(SHORT EXERCISE):
Below are records; work out how many of their lines hold the string "chart" and give that number alone.
-=-=-=-=-
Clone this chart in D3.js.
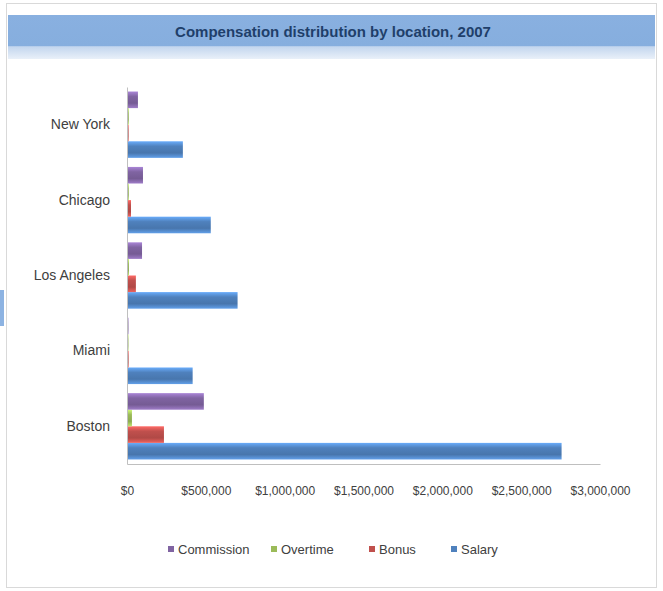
<!DOCTYPE html>
<html>
<head>
<meta charset="utf-8">
<script src="https://cdn.jsdelivr.net/npm/d3@7"></script>
<style>
  body { margin: 0; background: #fff; }
  svg { display: block; font-family: "Liberation Sans", Arial, sans-serif; }
</style>
</head>
<body>
<svg id="chart" width="663" height="591"></svg>
<script>
// categories listed bottom -> top, the way the spreadsheet stores them
const locations = ['Boston', 'Miami', 'Los Angeles', 'Chicago', 'New York'];
const seriesNames = ['Salary', 'Bonus', 'Overtime', 'Commission'];
const salary = [2750000, 410000, 695000, 525000, 348000];
const bonus = [228000, 4000, 50000, 19000, 4000];
const overtime = [25000, 3000, 6000, 5000, 5000];
const commission = [481000, 3000, 89000, 95000, 63000];
const xTicks = [0, 500000, 1000000, 1500000, 2000000, 2500000, 3000000];
const colors = { Salary: '#4f81bd', Bonus: '#c0504d', Overtime: '#9bbb59', Commission: '#8064a2' };

const values = { Salary: salary, Bonus: bonus, Overtime: overtime, Commission: commission };

const svg = d3.select('#chart');
const plot = { left: 127, right: 600, top: 87, bottom: 464 };

// chart frame
svg.append('rect')
  .attr('x', 6.5).attr('y', 3.5).attr('width', 650).attr('height', 584)
  .attr('fill', '#fff').attr('stroke', '#d9d9d9');
svg.append('rect')
  .attr('x', 0).attr('y', 290).attr('width', 4).attr('height', 36)
  .attr('fill', '#8db3e2');

const defs = svg.append('defs');
const title = defs.append('linearGradient').attr('id', 'titleGrad')
  .attr('x1', 0).attr('y1', 0).attr('x2', 0).attr('y2', 1);
title.append('stop').attr('offset', '0%').attr('stop-color', '#89b0e0');
title.append('stop').attr('offset', '70%').attr('stop-color', '#86aede');
title.append('stop').attr('offset', '72%').attr('stop-color', '#c3d6ee');
title.append('stop').attr('offset', '100%').attr('stop-color', '#e9f0f9');

seriesNames.forEach(name => {
  const c = d3.color(colors[name]);
  const g = defs.append('linearGradient').attr('id', 'grad-' + name)
    .attr('x1', 0).attr('y1', 0).attr('x2', 0).attr('y2', 1);
  g.append('stop').attr('offset', '0%').attr('stop-color', c.brighter(0.8));
  g.append('stop').attr('offset', '30%').attr('stop-color', c);
  g.append('stop').attr('offset', '70%').attr('stop-color', c.darker(0.25));
  g.append('stop').attr('offset', '100%').attr('stop-color', c.brighter(0.6));
});

svg.append('rect')
  .attr('x', 8).attr('y', 15).attr('width', 647).attr('height', 44)
  .attr('fill', 'url(#titleGrad)');
svg.append('text')
  .attr('x', 333).attr('y', 37)
  .attr('text-anchor', 'middle')
  .attr('font-size', 15)
  .attr('font-weight', 'bold')
  .attr('fill', '#1f3f6a')
  .text('Compensation distribution by location, 2007');

const x = d3.scaleLinear().domain([0, 3000000]).range([plot.left, plot.right]);
const y = d3.scaleBand().domain(locations.slice().reverse())
  .range([plot.top, plot.bottom]).paddingInner(0.12).paddingOuter(0.06);
// top bar in each group is the last series
const inner = d3.scaleBand().domain(seriesNames.slice().reverse())
  .range([0, y.bandwidth()]);

const rows = [];
locations.forEach((loc, i) => {
  seriesNames.forEach(name => rows.push({ loc, name, value: values[name][i] }));
});

svg.append('g').selectAll('rect')
  .data(rows)
  .join('rect')
  .attr('x', x(0) + 1)
  .attr('y', d => y(d.loc) + inner(d.name))
  .attr('width', d => Math.max(0, x(d.value) - x(0)))
  .attr('height', inner.bandwidth())
  .attr('fill', d => 'url(#grad-' + d.name + ')');

// axes
const xAxis = svg.append('g')
  .attr('transform', `translate(0,${plot.bottom})`)
  .call(d3.axisBottom(x).tickValues(xTicks).tickSize(0).tickPadding(22)
    .tickFormat(d => d3.format('$,')(d)));
xAxis.select('.domain').attr('stroke', '#bfbfbf');
xAxis.selectAll('text').attr('font-size', 12).attr('fill', '#404040');

const yAxis = svg.append('g')
  .attr('transform', `translate(${plot.left},0)`)
  .call(d3.axisLeft(y).tickSize(0).tickPadding(17));
yAxis.select('.domain').attr('stroke', '#bfbfbf');
yAxis.selectAll('text').attr('font-size', 14).attr('fill', '#404040');

// legend
const legendItems = seriesNames.slice().reverse();
const legendX = [168, 271, 369, 451];
const legend = svg.append('g').selectAll('g')
  .data(legendItems)
  .join('g')
  .attr('transform', (d, i) => `translate(${legendX[i]},549)`);
legend.append('rect')
  .attr('x', 0).attr('y', -3).attr('width', 6).attr('height', 6)
  .attr('fill', d => colors[d]);
legend.append('text')
  .attr('x', 10).attr('y', 5)
  .attr('font-size', 13).attr('fill', '#404040')
  .text(d => d);
</script>
</body>
</html>
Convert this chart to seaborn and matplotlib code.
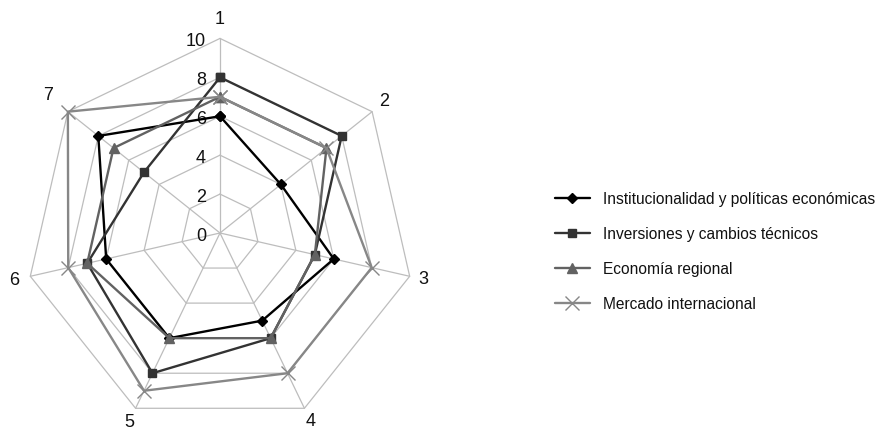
import numpy as np
import pandas as pd
import seaborn as sns
import matplotlib
matplotlib.use("Agg")
import matplotlib.pyplot as plt
from matplotlib.lines import Line2D
from matplotlib.legend_handler import HandlerLine2D

# ---- data ----
axis_labels = ["1", "2", "3", "4", "5", "6", "7"]
series_names = [
    "Institucionalidad y políticas económicas",
    "Inversiones y cambios técnicos",
    "Economía regional",
    "Mercado internacional",
]
institucionalidad = [6, 4, 6, 5, 6, 6, 8]
inversiones = [8, 8, 5, 6, 8, 7, 5]
economia = [7, 7, 5, 6, 6, 7, 7]
mercado = [7, 7, 8, 8, 9, 8, 10]
r_ticks = [0, 2, 4, 6, 8, 10]

# layout: radial distance of each axis label (in data units)
label_radius = [10.95, 10.82, 10.74, 10.73, 10.79, 10.87, 11.33]

sns.set_theme(style="white")
plt.rcParams["font.family"] = ["Liberation Sans", "DejaVu Sans"]

fig = plt.figure(figsize=(8.86, 4.29), dpi=100)
ax = fig.add_axes([0.0287, 0.0033, 0.4392, 0.9072], projection="polar")
ax.set_theta_offset(np.pi / 2)
ax.set_theta_direction(-1)
ax.grid(False)
ax.spines["polar"].set_visible(False)
ax.patch.set_alpha(0)

n = len(axis_labels)
angles = np.linspace(0, 2 * np.pi, n, endpoint=False)
ang_closed = np.append(angles, angles[0] + 2 * np.pi)

grid_col = "#bdbdbd"
for r in r_ticks[1:]:
    ax.plot(ang_closed, [r] * (n + 1), color=grid_col, lw=0.9, zorder=1, clip_on=False)
for a in angles:
    ax.plot([a, a], [0, r_ticks[-1]], color=grid_col, lw=0.9, zorder=1, clip_on=False)

for r in r_ticks:
    ax.annotate(str(r), xy=(0, r), xytext=(-10, -2.5), textcoords="offset points",
                ha="right", va="center", fontsize=13, color="#111111")

for a, lab, lr in zip(angles, axis_labels, label_radius):
    ax.text(a, lr, lab, ha="center", va="center", fontsize=13, color="#111111")

styles = [
    (institucionalidad, "#000000", "D", 5, 1.7, 1.0),
    (inversiones, "#333333", "s", 6, 1.7, 1.0),
    (economia, "#626262", "^", 6.5, 1.7, 1.0),
    (mercado, "#878787", "x", 10, 1.7, 1.0),
]

handles = []
for (vals, col, mk, ms, lw, mew), name in zip(styles, series_names):
    df = pd.DataFrame({"theta": ang_closed, "r": list(vals) + [vals[0]]})
    sns.lineplot(data=df, x="theta", y="r", ax=ax, color=col, lw=lw, marker=mk,
                 markersize=ms, markeredgecolor=col, markerfacecolor=col,
                 markeredgewidth=mew, sort=False, clip_on=False, zorder=3,
                 legend=False)
    handles.append(Line2D([0, 1], [0, 0], color=col, lw=lw, marker=mk, markersize=ms,
                          markeredgecolor=col, markerfacecolor=col,
                          markeredgewidth=mew))

ax.set_xticks([])
ax.set_yticks([])
ax.set_xlabel("")
ax.set_ylabel("")
ax.set_ylim(0, 10)


class LeftMarkerHandler(HandlerLine2D):
    def get_xdata(self, legend, xdescent, ydescent, width, height, fontsize):
        xdata = np.array([-xdescent, -xdescent + width], float)
        xdata_marker = np.array([-xdescent + 0.33 * width], float)
        return xdata, xdata_marker


fig.legend(handles, series_names, loc="center left", bbox_to_anchor=(0.6264, 0.4133),
           frameon=False, fontsize=11.2, numpoints=1, handlelength=2.25,
           handletextpad=0.84, labelspacing=1.29, borderpad=0, borderaxespad=0,
           labelcolor="#111111",
           handler_map={Line2D: LeftMarkerHandler(numpoints=1)})

fig.savefig("out.png", dpi=100)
-=-=-=-=-
(PROBLEM SOLUTION):
5